What happens when we find ourselves unexpectedly quiet, no longer driven by the school year patterns and obligations? When even the summer momentum stalls out, and we find ourselves in a textbook lull—as every sibling knows, a lull is the perfect precondition for picking a fight.
When given the freedom to fill time, even the grown-ups can struggle with a wide-open agenda and find themselves irritable. I confess to being the kind of desperate creature who craves some structure to keep me sane.
There may be an invitation to receive this less-structured time as rest, for recreation.
Sundays continue to be an anchoring rhythm in our lives. Participating in a church community, seeing and being seen by people we care about, offering something of ourselves in service and in friendship – these are load-bearing structures for our family life. Just as that weekly pattern informs our school year hustle by giving us a centering day to seek absolution and offer our prayers of thanks, now it gives meaning to the meandering days of summer. The odd thing about sabbath time—by which I mean a day of the week whose purpose is re-creating, rest, fellowship, and dwelling in the goodness of God, as opposed to optimizing, accomplishing, laboring, or acquiring—is that it gives intention and meaning to any kind of other days. This pattern of stopping to reflect and to be in community brings energy and clarity to summer days that may lack definition. When we’re in a busier season, sabbath can open up heart and spirit space to help us stay purposeful, not merely productive.

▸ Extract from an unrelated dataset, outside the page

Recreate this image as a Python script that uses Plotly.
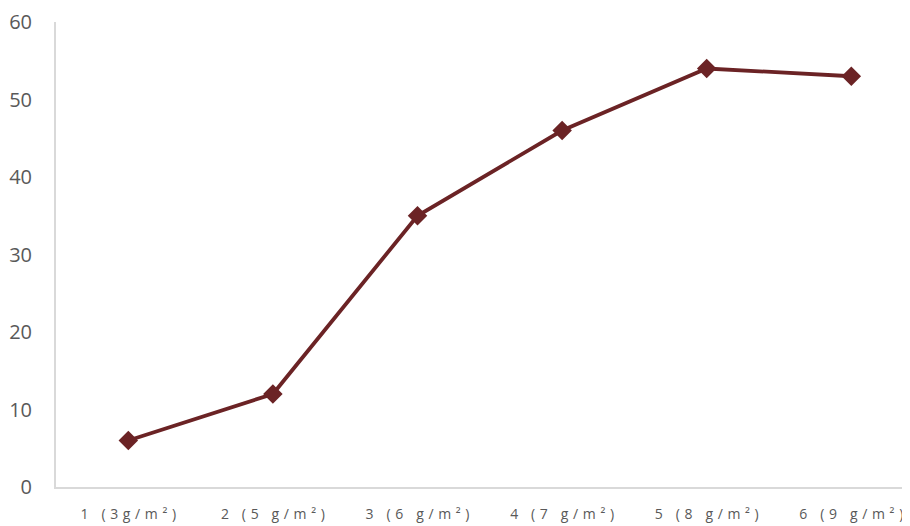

Sabbath becomes something we might look forward to with delight as well as relief; a welcome invitation to meet God and one another and find a guiding rhythm to our days. As the psalmist says, For God alone my soul in silence waits; from God comes my salvation (Psalm 62:1). As the psalmist did not say, Whose dirty socks are on the floor in here?! Family life will have countless loose ends to trim or chase. How good for our souls to remember that God is ready to cherish us right now, not only after all the wet swimsuits are hung up.
I’m thinking about how those brilliantly silly books have emerged as a treat to be savored and looked forward to—how that spring-loaded little boy of mine wants to bounce away from the table to partake of the joys of reading, especially when it’s so rich with comic-style exaggeration. There are subtler jokes too, like the punny titles that play on literary classics, that will be newly funny when he’s old enough to catch those.

I’ll take a page from Dog Man’s book. I wonder if what our summer needs is not a zoomed-in focus on how we spend each day. Instead, we’ll think together about how we can savor our Sundays—let those be protected days for rest, and worship, and family. Let that be the thing that makes us want to leap up and steal away to laugh and savor the gifts being given to us.